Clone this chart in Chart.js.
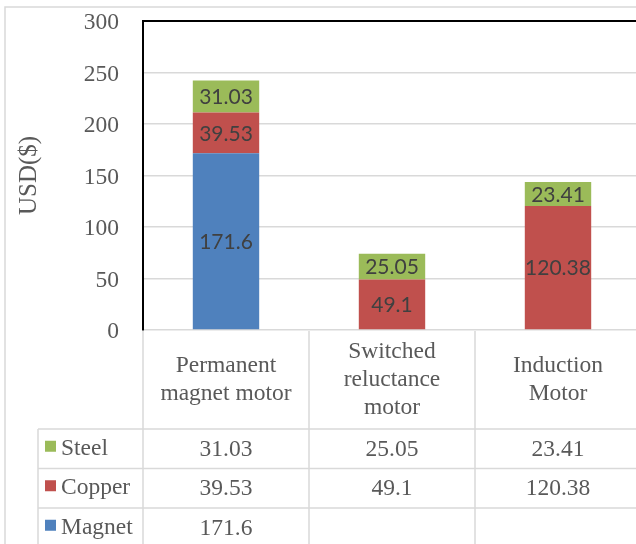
<!DOCTYPE html>
<html>
<head>
<meta charset="utf-8">
<script src="https://cdn.jsdelivr.net/npm/chart.js@4"></script>
<style>
  html, body { margin: 0; padding: 0; background: #fff; overflow: hidden; }
  #wrap { position: absolute; left: 0; top: 0; width: 642px; height: 544px; }
</style>
</head>
<body>
<div id="wrap"><canvas id="costChart" width="642" height="544"></canvas></div>
<script>
const categories = [
  ["Permanent", "magnet motor"],
  ["Switched", "reluctance", "motor"],
  ["Induction", "Motor"]
];
const magnet = [171.6, null, null];
const copper = [39.53, 49.1, 120.38];
const steel = [31.03, 25.05, 23.41];
const yTicks = [0, 50, 100, 150, 200, 250, 300];

const GRAY = "#d9d9d9";
const TEXT = "#595959";
const SERIF = "'Liberation Serif', 'Times New Roman', serif";

// frame around the whole chart object
const frame = {
  id: "frame",
  beforeDraw(chart) {
    const ctx = chart.ctx;
    ctx.save();
    ctx.fillStyle = "#fff";
    ctx.fillRect(0, 0, chart.width, chart.height);
    ctx.strokeStyle = GRAY;
    ctx.lineWidth = 1.5;
    ctx.beginPath();
    ctx.moveTo(5, chart.height);
    ctx.lineTo(5, 7);
    ctx.lineTo(chart.width, 7);
    ctx.stroke();
    ctx.restore();
  }
};

// numbers in the middle of each stacked segment
const segmentLabels = {
  id: "segmentLabels",
  afterDatasetsDraw(chart) {
    const ctx = chart.ctx;
    ctx.save();
    ctx.font = "21px Lato, 'Open Sans', sans-serif";
    ctx.fillStyle = "#404040";
    ctx.textAlign = "center";
    ctx.textBaseline = "middle";
    chart.data.datasets.forEach((ds, i) => {
      const meta = chart.getDatasetMeta(i);
      meta.data.forEach((bar, j) => {
        const v = ds.data[j];
        if (v == null) return;
        ctx.fillText(String(v), bar.x, (bar.y + bar.base) / 2 + 1);
      });
    });
    ctx.restore();
  }
};

// category labels and the data table under the axis
const dataTable = {
  id: "dataTable",
  afterDraw(chart) {
    const ctx = chart.ctx;
    const x = chart.scales.x;
    const y = chart.scales.y;
    const W = chart.width;
    const H = chart.height;
    const step = x.getPixelForValue(1) - x.getPixelForValue(0);
    const y0 = y.getPixelForValue(0);
    const headH = 99;
    const rowH = 39.5;
    const tableLeft = 38;
    const rows = chart.data.datasets.slice().reverse();

    ctx.save();
    ctx.strokeStyle = GRAY;
    ctx.lineWidth = 1.5;

    // vertical separators
    ctx.beginPath();
    for (let i = 0; i < categories.length; i++) {
      const bx = x.getPixelForValue(i) - step / 2;
      ctx.moveTo(bx, y0 + 1);
      ctx.lineTo(bx, H);
    }
    ctx.moveTo(tableLeft, y0 + headH);
    ctx.lineTo(tableLeft, H);
    // horizontal row lines
    for (let r = 0; r < rows.length; r++) {
      const ry = y0 + headH + r * rowH;
      ctx.moveTo(tableLeft, ry);
      ctx.lineTo(W, ry);
    }
    ctx.stroke();

    // category header
    ctx.fillStyle = TEXT;
    ctx.font = "23.5px " + SERIF;
    ctx.textAlign = "center";
    ctx.textBaseline = "middle";
    const lh = 28;
    categories.forEach((lines, i) => {
      const cx = x.getPixelForValue(i);
      const cy = y0 + headH / 2;
      lines.forEach((t, k) => {
        ctx.fillText(t, cx, cy + (k - (lines.length - 1) / 2) * lh);
      });
    });

    // rows: legend key, name, values
    rows.forEach((ds, r) => {
      const cy = y0 + headH + r * rowH + rowH / 2;
      ctx.fillStyle = ds.backgroundColor;
      ctx.fillRect(45, cy - 8, 11, 11);
      ctx.fillStyle = TEXT;
      ctx.textAlign = "left";
      ctx.fillText(ds.label, 61, cy);
      ctx.textAlign = "center";
      ds.data.forEach((v, j) => {
        if (v == null) return;
        ctx.fillText(String(v), x.getPixelForValue(j), cy + 1);
      });
    });
    ctx.restore();
  }
};

new Chart(document.getElementById("costChart"), {
  type: "bar",
  data: {
    labels: categories,
    datasets: [
      { label: "Magnet", data: magnet, backgroundColor: "#4f81bd" },
      { label: "Copper", data: copper, backgroundColor: "#c0504d" },
      { label: "Steel", data: steel, backgroundColor: "#9bbb59" }
    ]
  },
  options: {
    responsive: false,
    devicePixelRatio: 1,
    animation: false,
    layout: { padding: { top: 21, right: 1, bottom: 214, left: 0 } },
    datasets: { bar: { categoryPercentage: 1, barPercentage: 0.4 } },
    plugins: { legend: { display: false }, tooltip: { enabled: false } },
    scales: {
      x: { stacked: true, display: false },
      y: {
        stacked: true,
        min: 0,
        max: 300,
        afterBuildTicks(scale) { scale.ticks = yTicks.map(v => ({ value: v })); },
        afterFit(scale) {
          scale.width = 143;
          scale.paddingTop = 0;
          scale.paddingBottom = 0;
        },
        border: { display: true, color: "#000", width: 2 },
        grid: {
          drawTicks: false,
          color: c => c.tick.value === 300 ? "#000" : GRAY,
          lineWidth: c => c.tick.value === 300 ? 2 : 1.5
        },
        ticks: { color: TEXT, padding: 24, labelOffset: 2, font: { family: SERIF, size: 23.5 } },
        title: {
          display: true,
          text: "USD($)",
          color: TEXT,
          padding: { top: 14, bottom: 0 },
          font: { family: SERIF, size: 25 }
        }
      }
    }
  },
  plugins: [frame, segmentLabels, dataTable]
});
</script>
</body>
</html>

_DESCRIPTION OF THE TASK:_ Quote each line of the listing exactly, but leave the pictures out.

_TASK ANSWER:_
Clone this chart in Chart.js.
<!DOCTYPE html>
<html>
<head>
<meta charset="utf-8">
<script src="https://cdn.jsdelivr.net/npm/chart.js@4"></script>
<style>
  html, body { margin: 0; padding: 0; background: #fff; overflow: hidden; }
  #wrap { position: absolute; left: 0; top: 0; width: 642px; height: 544px; }
</style>
</head>
<body>
<div id="wrap"><canvas id="costChart" width="642" height="544"></canvas></div>
<script>
const categories = [
  ["Permanent", "magnet motor"],
  ["Switched", "reluctance", "motor"],
  ["Induction", "Motor"]
];
const magnet = [171.6, null, null];
const copper = [39.53, 49.1, 120.38];
const steel = [31.03, 25.05, 23.41];
const yTicks = [0, 50, 100, 150, 200, 250, 300];

const GRAY = "#d9d9d9";
const TEXT = "#595959";
const SERIF = "'Liberation Serif', 'Times New Roman', serif";

// frame around the whole chart object
const frame = {
  id: "frame",
  beforeDraw(chart) {
    const ctx = chart.ctx;
    ctx.save();
    ctx.fillStyle = "#fff";
    ctx.fillRect(0, 0, chart.width, chart.height);
    ctx.strokeStyle = GRAY;
    ctx.lineWidth = 1.5;
    ctx.beginPath();
    ctx.moveTo(5, chart.height);
    ctx.lineTo(5, 7);
    ctx.lineTo(chart.width, 7);
    ctx.stroke();
    ctx.restore();
  }
};

// numbers in the middle of each stacked segment
const segmentLabels = {
  id: "segmentLabels",
  afterDatasetsDraw(chart) {
    const ctx = chart.ctx;
    ctx.save();
    ctx.font = "21px Lato, 'Open Sans', sans-serif";
    ctx.fillStyle = "#404040";
    ctx.textAlign = "center";
    ctx.textBaseline = "middle";
    chart.data.datasets.forEach((ds, i) => {
      const meta = chart.getDatasetMeta(i);
      meta.data.forEach((bar, j) => {
        const v = ds.data[j];
        if (v == null) return;
        ctx.fillText(String(v), bar.x, (bar.y + bar.base) / 2 + 1);
      });
    });
    ctx.restore();
  }
};

// category labels and the data table under the axis
const dataTable = {
  id: "dataTable",
  afterDraw(chart) {
    const ctx = chart.ctx;
    const x = chart.scales.x;
    const y = chart.scales.y;
    const W = chart.width;
    const H = chart.height;
    const step = x.getPixelForValue(1) - x.getPixelForValue(0);
    const y0 = y.getPixelForValue(0);
    const headH = 99;
    const rowH = 39.5;
    const tableLeft = 38;
    const rows = chart.data.datasets.slice().reverse();

    ctx.save();
    ctx.strokeStyle = GRAY;
    ctx.lineWidth = 1.5;

    // vertical separators
    ctx.beginPath();
    for (let i = 0; i < categories.length; i++) {
      const bx = x.getPixelForValue(i) - step / 2;
      ctx.moveTo(bx, y0 + 1);
      ctx.lineTo(bx, H);
    }
    ctx.moveTo(tableLeft, y0 + headH);
    ctx.lineTo(tableLeft, H);
    // horizontal row lines
    for (let r = 0; r < rows.length; r++) {
      const ry = y0 + headH + r * rowH;
      ctx.moveTo(tableLeft, ry);
      ctx.lineTo(W, ry);
    }
    ctx.stroke();

    // category header
    ctx.fillStyle = TEXT;
    ctx.font = "23.5px " + SERIF;
    ctx.textAlign = "center";
    ctx.textBaseline = "middle";
    const lh = 28;
    categories.forEach((lines, i) => {
      const cx = x.getPixelForValue(i);
      const cy = y0 + headH / 2;
      lines.forEach((t, k) => {
        ctx.fillText(t, cx, cy + (k - (lines.length - 1) / 2) * lh);
      });
    });

    // rows: legend key, name, values
    rows.forEach((ds, r) => {
      const cy = y0 + headH + r * rowH + rowH / 2;
      ctx.fillStyle = ds.backgroundColor;
      ctx.fillRect(45, cy - 8, 11, 11);
      ctx.fillStyle = TEXT;
      ctx.textAlign = "left";
      ctx.fillText(ds.label, 61, cy);
      ctx.textAlign = "center";
      ds.data.forEach((v, j) => {
        if (v == null) return;
        ctx.fillText(String(v), x.getPixelForValue(j), cy + 1);
      });
    });
    ctx.restore();
  }
};

new Chart(document.getElementById("costChart"), {
  type: "bar",
  data: {
    labels: categories,
    datasets: [
      { label: "Magnet", data: magnet, backgroundColor: "#4f81bd" },
      { label: "Copper", data: copper, backgroundColor: "#c0504d" },
      { label: "Steel", data: steel, backgroundColor: "#9bbb59" }
    ]
  },
  options: {
    responsive: false,
    devicePixelRatio: 1,
    animation: false,
    layout: { padding: { top: 21, right: 1, bottom: 214, left: 0 } },
    datasets: { bar: { categoryPercentage: 1, barPercentage: 0.4 } },
    plugins: { legend: { display: false }, tooltip: { enabled: false } },
    scales: {
      x: { stacked: true, display: false },
      y: {
        stacked: true,
        min: 0,
        max: 300,
        afterBuildTicks(scale) { scale.ticks = yTicks.map(v => ({ value: v })); },
        afterFit(scale) {
          scale.width = 143;
          scale.paddingTop = 0;
          scale.paddingBottom = 0;
        },
        border: { display: true, color: "#000", width: 2 },
        grid: {
          drawTicks: false,
          color: c => c.tick.value === 300 ? "#000" : GRAY,
          lineWidth: c => c.tick.value === 300 ? 2 : 1.5
        },
        ticks: { color: TEXT, padding: 24, labelOffset: 2, font: { family: SERIF, size: 23.5 } },
        title: {
          display: true,
          text: "USD($)",
          color: TEXT,
          padding: { top: 14, bottom: 0 },
          font: { family: SERIF, size: 25 }
        }
      }
    }
  },
  plugins: [frame, segmentLabels, dataTable]
});
</script>
</body>
</html>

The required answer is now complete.